RECORDS TO USE:
☆ ☆ ☆ ☆
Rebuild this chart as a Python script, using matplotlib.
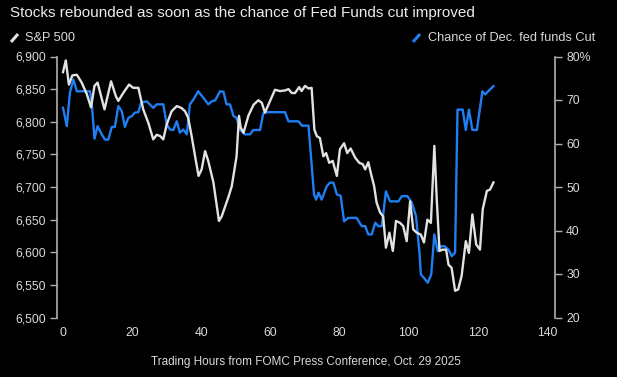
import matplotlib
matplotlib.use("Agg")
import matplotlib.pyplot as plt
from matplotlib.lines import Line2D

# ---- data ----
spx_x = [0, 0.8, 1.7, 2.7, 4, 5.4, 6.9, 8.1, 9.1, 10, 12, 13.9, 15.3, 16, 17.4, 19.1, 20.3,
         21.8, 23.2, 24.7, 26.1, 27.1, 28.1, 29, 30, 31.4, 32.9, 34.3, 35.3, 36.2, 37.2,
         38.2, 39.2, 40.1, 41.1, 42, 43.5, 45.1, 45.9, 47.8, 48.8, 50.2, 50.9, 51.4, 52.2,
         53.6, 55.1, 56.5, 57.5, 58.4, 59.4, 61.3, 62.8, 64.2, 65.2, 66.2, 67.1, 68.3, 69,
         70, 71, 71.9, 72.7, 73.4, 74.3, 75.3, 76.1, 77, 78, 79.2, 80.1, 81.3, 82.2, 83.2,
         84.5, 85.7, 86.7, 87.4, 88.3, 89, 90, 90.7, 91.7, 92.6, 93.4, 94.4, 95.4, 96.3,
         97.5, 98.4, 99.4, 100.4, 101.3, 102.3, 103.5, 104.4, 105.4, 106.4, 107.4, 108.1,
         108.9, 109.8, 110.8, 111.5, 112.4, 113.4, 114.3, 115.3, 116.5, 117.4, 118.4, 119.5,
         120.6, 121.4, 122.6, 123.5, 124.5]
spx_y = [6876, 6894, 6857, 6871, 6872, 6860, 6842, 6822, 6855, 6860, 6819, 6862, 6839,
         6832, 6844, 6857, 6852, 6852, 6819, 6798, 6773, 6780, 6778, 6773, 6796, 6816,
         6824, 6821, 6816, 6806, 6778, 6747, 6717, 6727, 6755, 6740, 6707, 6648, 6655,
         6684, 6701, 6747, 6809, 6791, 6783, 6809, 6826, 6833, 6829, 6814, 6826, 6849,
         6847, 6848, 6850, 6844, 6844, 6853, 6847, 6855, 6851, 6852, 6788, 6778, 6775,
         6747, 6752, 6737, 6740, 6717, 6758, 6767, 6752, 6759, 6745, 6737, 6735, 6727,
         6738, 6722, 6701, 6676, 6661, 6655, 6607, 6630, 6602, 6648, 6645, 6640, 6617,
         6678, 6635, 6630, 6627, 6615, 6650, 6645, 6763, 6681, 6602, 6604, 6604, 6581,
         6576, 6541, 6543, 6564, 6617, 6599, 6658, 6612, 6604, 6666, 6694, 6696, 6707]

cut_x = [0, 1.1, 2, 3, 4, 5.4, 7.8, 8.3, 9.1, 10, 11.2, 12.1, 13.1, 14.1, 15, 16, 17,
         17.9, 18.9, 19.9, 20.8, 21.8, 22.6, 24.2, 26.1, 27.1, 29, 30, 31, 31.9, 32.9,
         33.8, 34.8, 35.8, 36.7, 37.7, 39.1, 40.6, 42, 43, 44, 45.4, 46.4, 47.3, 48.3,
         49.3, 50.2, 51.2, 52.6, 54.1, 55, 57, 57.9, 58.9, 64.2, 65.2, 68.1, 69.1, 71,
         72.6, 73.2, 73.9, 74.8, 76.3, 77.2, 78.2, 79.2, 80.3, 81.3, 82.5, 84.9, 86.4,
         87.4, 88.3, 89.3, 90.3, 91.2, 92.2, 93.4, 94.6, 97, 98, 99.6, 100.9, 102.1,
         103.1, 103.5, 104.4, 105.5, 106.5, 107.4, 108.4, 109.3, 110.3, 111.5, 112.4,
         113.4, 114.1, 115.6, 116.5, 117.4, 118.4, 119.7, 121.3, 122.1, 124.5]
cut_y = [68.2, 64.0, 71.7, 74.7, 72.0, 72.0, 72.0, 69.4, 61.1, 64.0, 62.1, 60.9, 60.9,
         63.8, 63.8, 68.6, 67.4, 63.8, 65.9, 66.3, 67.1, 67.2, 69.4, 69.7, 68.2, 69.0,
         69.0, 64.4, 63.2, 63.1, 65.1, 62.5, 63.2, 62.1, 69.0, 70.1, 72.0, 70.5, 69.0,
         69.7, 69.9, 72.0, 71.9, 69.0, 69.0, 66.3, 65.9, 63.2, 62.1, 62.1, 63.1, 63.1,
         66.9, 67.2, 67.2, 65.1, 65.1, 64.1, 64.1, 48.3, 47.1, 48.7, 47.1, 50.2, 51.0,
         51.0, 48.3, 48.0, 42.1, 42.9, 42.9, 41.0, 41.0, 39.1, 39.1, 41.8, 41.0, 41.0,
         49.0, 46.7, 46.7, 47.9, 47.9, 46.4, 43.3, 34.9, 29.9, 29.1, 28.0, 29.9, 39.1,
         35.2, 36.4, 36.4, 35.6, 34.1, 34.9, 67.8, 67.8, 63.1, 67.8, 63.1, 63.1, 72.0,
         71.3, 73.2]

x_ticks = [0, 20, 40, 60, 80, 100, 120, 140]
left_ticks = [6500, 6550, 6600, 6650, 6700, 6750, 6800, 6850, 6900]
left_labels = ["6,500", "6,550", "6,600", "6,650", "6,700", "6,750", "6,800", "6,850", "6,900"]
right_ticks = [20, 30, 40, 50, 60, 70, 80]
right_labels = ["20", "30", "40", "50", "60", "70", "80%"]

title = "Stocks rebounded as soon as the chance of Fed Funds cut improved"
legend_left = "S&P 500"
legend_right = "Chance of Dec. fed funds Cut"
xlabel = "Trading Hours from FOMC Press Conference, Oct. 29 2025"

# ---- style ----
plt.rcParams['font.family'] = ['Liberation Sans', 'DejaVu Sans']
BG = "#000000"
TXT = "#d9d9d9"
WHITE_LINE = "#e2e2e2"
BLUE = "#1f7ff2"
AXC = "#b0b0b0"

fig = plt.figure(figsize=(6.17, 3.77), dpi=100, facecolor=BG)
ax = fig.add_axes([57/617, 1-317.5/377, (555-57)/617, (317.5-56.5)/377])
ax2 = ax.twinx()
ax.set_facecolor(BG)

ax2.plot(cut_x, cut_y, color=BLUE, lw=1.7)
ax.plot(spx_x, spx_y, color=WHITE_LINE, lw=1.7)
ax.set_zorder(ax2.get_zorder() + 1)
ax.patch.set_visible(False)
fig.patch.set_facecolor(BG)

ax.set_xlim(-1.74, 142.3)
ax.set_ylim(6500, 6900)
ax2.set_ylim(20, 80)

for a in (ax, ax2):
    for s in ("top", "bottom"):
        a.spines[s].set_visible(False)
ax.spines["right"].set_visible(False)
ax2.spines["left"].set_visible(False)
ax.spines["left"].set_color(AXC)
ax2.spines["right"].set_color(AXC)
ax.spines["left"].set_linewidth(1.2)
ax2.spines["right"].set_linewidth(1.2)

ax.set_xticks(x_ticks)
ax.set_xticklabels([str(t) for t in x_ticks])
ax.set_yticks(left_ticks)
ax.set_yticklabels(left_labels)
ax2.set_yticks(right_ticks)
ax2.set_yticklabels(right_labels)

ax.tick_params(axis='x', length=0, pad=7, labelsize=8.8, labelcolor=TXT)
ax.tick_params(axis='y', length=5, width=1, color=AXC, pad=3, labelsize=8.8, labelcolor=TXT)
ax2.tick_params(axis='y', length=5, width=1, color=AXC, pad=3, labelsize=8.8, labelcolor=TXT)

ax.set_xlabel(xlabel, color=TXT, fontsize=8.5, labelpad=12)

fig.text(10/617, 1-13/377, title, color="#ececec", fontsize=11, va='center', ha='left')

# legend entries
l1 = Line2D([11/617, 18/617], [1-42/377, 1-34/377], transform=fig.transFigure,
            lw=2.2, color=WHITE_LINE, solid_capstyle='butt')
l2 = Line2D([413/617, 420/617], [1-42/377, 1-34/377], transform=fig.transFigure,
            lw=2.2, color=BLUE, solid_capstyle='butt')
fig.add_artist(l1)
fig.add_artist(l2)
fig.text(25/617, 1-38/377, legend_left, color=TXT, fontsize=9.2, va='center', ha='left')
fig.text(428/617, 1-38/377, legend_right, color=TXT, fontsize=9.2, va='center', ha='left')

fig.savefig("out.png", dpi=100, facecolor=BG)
☆ ☆ ☆ ☆
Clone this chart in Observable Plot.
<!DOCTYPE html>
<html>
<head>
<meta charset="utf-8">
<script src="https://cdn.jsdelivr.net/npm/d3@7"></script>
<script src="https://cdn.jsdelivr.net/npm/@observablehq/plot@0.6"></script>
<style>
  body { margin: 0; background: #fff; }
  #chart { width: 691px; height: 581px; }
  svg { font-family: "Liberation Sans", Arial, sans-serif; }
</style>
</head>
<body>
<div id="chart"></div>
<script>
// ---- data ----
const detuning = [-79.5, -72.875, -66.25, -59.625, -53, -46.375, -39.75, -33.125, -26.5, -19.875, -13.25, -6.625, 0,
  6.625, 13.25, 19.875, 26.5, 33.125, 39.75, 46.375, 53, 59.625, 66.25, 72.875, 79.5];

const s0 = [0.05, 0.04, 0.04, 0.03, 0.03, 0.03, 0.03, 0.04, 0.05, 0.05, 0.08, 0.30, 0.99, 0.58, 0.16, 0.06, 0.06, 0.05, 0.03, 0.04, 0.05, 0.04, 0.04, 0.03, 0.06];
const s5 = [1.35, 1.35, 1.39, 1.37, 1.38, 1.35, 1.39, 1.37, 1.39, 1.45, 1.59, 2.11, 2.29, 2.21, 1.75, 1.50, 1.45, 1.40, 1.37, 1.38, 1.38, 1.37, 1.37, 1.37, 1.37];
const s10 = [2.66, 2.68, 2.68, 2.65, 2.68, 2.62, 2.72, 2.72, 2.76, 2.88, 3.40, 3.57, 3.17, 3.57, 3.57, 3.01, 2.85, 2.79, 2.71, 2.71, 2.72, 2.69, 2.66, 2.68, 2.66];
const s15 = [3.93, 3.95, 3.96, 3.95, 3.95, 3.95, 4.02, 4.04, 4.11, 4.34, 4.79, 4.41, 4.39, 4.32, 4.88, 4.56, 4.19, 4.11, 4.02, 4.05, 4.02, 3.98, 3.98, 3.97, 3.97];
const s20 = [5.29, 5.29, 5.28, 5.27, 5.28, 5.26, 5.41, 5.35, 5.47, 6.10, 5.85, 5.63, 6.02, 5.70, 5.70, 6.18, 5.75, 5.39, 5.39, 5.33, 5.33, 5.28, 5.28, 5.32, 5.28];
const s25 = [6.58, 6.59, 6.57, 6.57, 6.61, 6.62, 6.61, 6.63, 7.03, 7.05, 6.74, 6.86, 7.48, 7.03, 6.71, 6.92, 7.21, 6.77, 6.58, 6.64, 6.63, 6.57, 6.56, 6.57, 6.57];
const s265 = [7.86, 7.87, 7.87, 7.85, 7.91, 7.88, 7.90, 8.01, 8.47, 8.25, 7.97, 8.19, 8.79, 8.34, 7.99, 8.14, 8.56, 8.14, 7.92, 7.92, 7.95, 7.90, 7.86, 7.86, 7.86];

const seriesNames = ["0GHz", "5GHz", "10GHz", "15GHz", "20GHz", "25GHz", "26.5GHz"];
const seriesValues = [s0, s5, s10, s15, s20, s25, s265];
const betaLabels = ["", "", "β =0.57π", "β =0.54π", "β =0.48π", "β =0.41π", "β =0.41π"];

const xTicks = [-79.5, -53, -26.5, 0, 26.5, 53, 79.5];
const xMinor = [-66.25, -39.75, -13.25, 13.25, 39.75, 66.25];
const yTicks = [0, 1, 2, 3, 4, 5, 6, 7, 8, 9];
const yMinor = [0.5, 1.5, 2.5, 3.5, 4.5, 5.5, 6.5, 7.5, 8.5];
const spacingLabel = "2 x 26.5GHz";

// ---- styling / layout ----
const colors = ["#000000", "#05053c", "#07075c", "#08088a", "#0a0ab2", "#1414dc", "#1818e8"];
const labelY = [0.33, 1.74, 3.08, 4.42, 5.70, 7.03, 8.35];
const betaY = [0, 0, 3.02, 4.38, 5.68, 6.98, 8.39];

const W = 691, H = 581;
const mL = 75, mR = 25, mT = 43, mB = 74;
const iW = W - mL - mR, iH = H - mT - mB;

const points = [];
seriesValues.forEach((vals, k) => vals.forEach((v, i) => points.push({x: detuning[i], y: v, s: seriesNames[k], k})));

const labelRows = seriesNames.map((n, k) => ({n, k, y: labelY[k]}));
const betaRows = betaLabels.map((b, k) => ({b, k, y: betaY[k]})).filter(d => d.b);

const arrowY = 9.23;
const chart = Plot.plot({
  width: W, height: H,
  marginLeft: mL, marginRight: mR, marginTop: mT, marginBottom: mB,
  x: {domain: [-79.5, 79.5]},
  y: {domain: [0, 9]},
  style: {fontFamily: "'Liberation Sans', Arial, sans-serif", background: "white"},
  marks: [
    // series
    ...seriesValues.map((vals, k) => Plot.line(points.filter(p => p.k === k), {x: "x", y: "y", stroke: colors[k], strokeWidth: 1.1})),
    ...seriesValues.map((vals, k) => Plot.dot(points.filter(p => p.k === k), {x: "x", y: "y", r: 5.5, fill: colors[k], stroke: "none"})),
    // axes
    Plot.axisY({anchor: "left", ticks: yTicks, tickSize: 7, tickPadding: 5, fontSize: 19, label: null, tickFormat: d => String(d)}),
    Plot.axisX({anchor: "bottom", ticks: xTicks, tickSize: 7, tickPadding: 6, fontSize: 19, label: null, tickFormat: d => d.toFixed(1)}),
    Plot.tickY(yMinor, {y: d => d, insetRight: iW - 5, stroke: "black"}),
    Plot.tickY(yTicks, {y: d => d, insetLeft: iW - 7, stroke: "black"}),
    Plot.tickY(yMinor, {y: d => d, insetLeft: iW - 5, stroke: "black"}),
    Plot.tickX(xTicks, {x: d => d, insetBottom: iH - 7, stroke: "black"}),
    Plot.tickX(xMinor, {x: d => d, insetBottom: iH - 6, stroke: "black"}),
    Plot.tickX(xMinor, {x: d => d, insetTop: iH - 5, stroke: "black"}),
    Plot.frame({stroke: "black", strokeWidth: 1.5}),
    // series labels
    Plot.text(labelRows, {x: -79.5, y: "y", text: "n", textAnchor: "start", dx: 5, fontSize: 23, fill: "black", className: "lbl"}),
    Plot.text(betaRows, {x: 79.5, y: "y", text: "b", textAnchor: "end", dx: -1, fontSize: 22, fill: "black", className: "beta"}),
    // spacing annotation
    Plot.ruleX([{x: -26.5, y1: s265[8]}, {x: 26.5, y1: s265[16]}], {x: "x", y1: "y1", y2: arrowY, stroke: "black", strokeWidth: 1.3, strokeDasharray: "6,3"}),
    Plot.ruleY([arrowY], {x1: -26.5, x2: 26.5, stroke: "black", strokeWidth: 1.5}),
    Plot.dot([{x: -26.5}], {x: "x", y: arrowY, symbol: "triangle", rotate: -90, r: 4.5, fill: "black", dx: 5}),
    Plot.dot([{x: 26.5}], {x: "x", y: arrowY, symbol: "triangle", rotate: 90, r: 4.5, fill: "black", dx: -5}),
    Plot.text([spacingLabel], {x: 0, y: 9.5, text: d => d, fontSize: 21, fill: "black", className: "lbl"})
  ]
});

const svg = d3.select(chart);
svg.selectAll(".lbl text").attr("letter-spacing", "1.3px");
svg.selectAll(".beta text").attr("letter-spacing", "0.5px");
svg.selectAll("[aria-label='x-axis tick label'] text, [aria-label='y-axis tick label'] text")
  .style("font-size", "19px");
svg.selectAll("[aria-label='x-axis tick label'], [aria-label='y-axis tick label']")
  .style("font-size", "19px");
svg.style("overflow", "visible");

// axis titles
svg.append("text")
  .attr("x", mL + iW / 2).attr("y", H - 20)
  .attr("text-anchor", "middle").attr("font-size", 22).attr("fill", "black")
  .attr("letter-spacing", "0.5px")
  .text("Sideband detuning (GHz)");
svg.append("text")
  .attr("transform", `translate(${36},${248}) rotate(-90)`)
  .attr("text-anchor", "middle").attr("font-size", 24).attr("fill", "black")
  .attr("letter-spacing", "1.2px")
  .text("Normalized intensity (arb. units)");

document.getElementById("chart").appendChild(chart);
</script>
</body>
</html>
☆ ☆ ☆ ☆
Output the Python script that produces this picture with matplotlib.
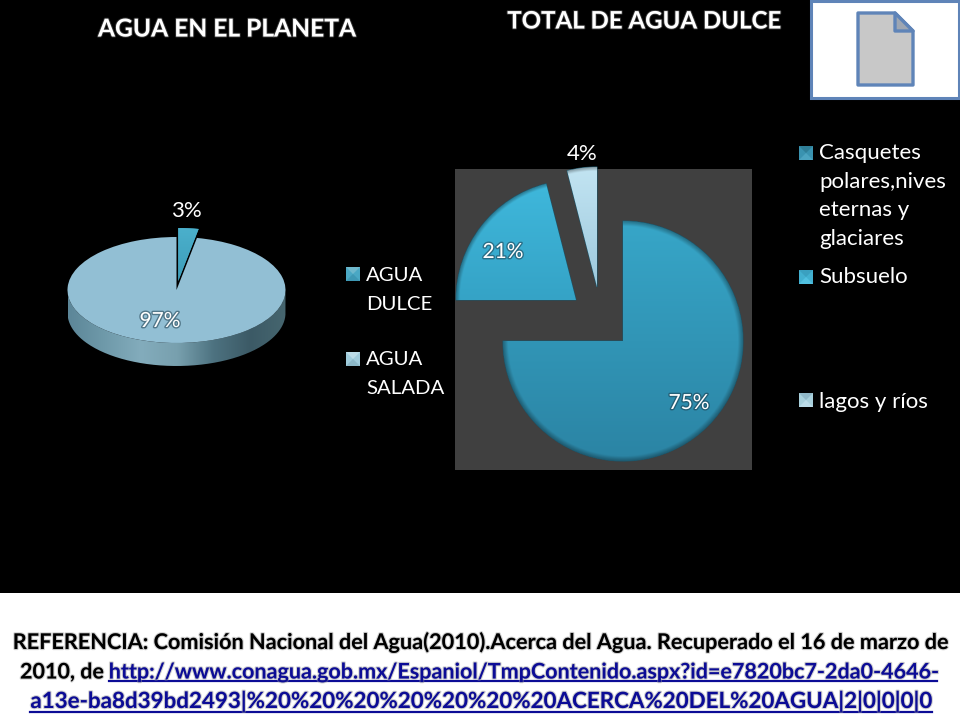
☆ ☆ ☆ ☆
PROBLEM TO SOLVE: Pictures excluded, give again exactly and only the lines of the material above from the line with "Rebuild this chart" through the line with "from matplotlib.lines import Line2D".

RESULT OF THE EXERCISE:
Rebuild this chart as a Python script, using matplotlib.
import matplotlib
matplotlib.use("Agg")
import matplotlib.pyplot as plt
from matplotlib.lines import Line2D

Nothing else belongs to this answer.